§ **DATA SHOWN**
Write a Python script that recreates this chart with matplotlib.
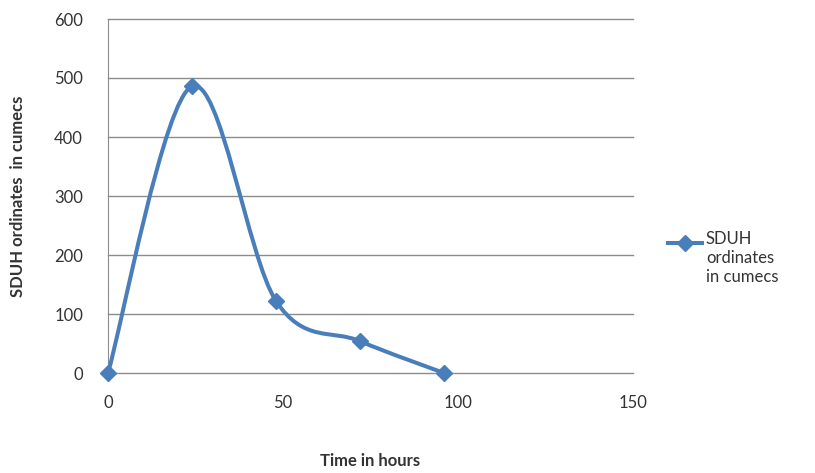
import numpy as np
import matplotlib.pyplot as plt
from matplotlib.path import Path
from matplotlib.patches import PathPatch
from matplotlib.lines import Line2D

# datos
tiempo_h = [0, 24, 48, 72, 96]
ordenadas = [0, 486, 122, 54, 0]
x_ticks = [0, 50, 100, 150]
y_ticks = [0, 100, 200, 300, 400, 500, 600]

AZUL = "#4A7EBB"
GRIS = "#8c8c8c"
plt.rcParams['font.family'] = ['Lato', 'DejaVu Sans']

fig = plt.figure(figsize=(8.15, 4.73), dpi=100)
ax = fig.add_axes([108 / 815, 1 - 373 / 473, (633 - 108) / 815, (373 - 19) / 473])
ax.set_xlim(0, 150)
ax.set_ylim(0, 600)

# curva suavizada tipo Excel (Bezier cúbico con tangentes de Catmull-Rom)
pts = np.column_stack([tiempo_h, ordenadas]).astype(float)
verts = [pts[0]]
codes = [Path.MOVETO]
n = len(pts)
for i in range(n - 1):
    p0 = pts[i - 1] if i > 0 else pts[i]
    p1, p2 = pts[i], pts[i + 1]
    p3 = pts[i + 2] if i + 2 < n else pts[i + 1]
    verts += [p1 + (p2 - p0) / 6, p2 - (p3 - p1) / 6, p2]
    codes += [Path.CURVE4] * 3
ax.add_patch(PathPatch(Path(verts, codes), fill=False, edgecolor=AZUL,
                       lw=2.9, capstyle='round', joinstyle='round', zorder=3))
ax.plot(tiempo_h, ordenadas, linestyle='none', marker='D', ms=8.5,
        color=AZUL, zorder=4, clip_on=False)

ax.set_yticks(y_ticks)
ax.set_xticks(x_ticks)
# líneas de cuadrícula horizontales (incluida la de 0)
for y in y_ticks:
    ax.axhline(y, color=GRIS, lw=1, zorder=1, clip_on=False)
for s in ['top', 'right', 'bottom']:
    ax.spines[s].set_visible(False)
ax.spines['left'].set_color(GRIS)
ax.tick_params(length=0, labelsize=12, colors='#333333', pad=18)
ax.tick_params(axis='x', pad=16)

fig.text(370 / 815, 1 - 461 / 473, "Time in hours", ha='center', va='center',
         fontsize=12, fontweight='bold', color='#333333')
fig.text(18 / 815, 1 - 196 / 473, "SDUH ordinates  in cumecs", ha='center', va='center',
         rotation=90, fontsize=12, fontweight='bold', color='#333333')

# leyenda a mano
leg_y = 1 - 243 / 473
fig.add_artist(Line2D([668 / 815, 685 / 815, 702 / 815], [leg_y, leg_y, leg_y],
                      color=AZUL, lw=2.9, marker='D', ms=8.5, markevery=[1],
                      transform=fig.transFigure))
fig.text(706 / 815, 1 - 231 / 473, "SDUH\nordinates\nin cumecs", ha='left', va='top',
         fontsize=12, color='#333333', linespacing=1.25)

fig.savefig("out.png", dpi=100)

§ **THE TASK**
Return the full material word for word. Do not include the pictures.

§ **ANSWER TO THIS EXERCISE**
Write a Python script that recreates this chart with matplotlib.
import numpy as np
import matplotlib.pyplot as plt
from matplotlib.path import Path
from matplotlib.patches import PathPatch
from matplotlib.lines import Line2D

# datos
tiempo_h = [0, 24, 48, 72, 96]
ordenadas = [0, 486, 122, 54, 0]
x_ticks = [0, 50, 100, 150]
y_ticks = [0, 100, 200, 300, 400, 500, 600]

AZUL = "#4A7EBB"
GRIS = "#8c8c8c"
plt.rcParams['font.family'] = ['Lato', 'DejaVu Sans']

fig = plt.figure(figsize=(8.15, 4.73), dpi=100)
ax = fig.add_axes([108 / 815, 1 - 373 / 473, (633 - 108) / 815, (373 - 19) / 473])
ax.set_xlim(0, 150)
ax.set_ylim(0, 600)

# curva suavizada tipo Excel (Bezier cúbico con tangentes de Catmull-Rom)
pts = np.column_stack([tiempo_h, ordenadas]).astype(float)
verts = [pts[0]]
codes = [Path.MOVETO]
n = len(pts)
for i in range(n - 1):
    p0 = pts[i - 1] if i > 0 else pts[i]
    p1, p2 = pts[i], pts[i + 1]
    p3 = pts[i + 2] if i + 2 < n else pts[i + 1]
    verts += [p1 + (p2 - p0) / 6, p2 - (p3 - p1) / 6, p2]
    codes += [Path.CURVE4] * 3
ax.add_patch(PathPatch(Path(verts, codes), fill=False, edgecolor=AZUL,
                       lw=2.9, capstyle='round', joinstyle='round', zorder=3))
ax.plot(tiempo_h, ordenadas, linestyle='none', marker='D', ms=8.5,
        color=AZUL, zorder=4, clip_on=False)

ax.set_yticks(y_ticks)
ax.set_xticks(x_ticks)
# líneas de cuadrícula horizontales (incluida la de 0)
for y in y_ticks:
    ax.axhline(y, color=GRIS, lw=1, zorder=1, clip_on=False)
for s in ['top', 'right', 'bottom']:
    ax.spines[s].set_visible(False)
ax.spines['left'].set_color(GRIS)
ax.tick_params(length=0, labelsize=12, colors='#333333', pad=18)
ax.tick_params(axis='x', pad=16)

fig.text(370 / 815, 1 - 461 / 473, "Time in hours", ha='center', va='center',
         fontsize=12, fontweight='bold', color='#333333')
fig.text(18 / 815, 1 - 196 / 473, "SDUH ordinates  in cumecs", ha='center', va='center',
         rotation=90, fontsize=12, fontweight='bold', color='#333333')

# leyenda a mano
leg_y = 1 - 243 / 473
fig.add_artist(Line2D([668 / 815, 685 / 815, 702 / 815], [leg_y, leg_y, leg_y],
                      color=AZUL, lw=2.9, marker='D', ms=8.5, markevery=[1],
                      transform=fig.transFigure))
fig.text(706 / 815, 1 - 231 / 473, "SDUH\nordinates\nin cumecs", ha='left', va='top',
         fontsize=12, color='#333333', linespacing=1.25)

fig.savefig("out.png", dpi=100)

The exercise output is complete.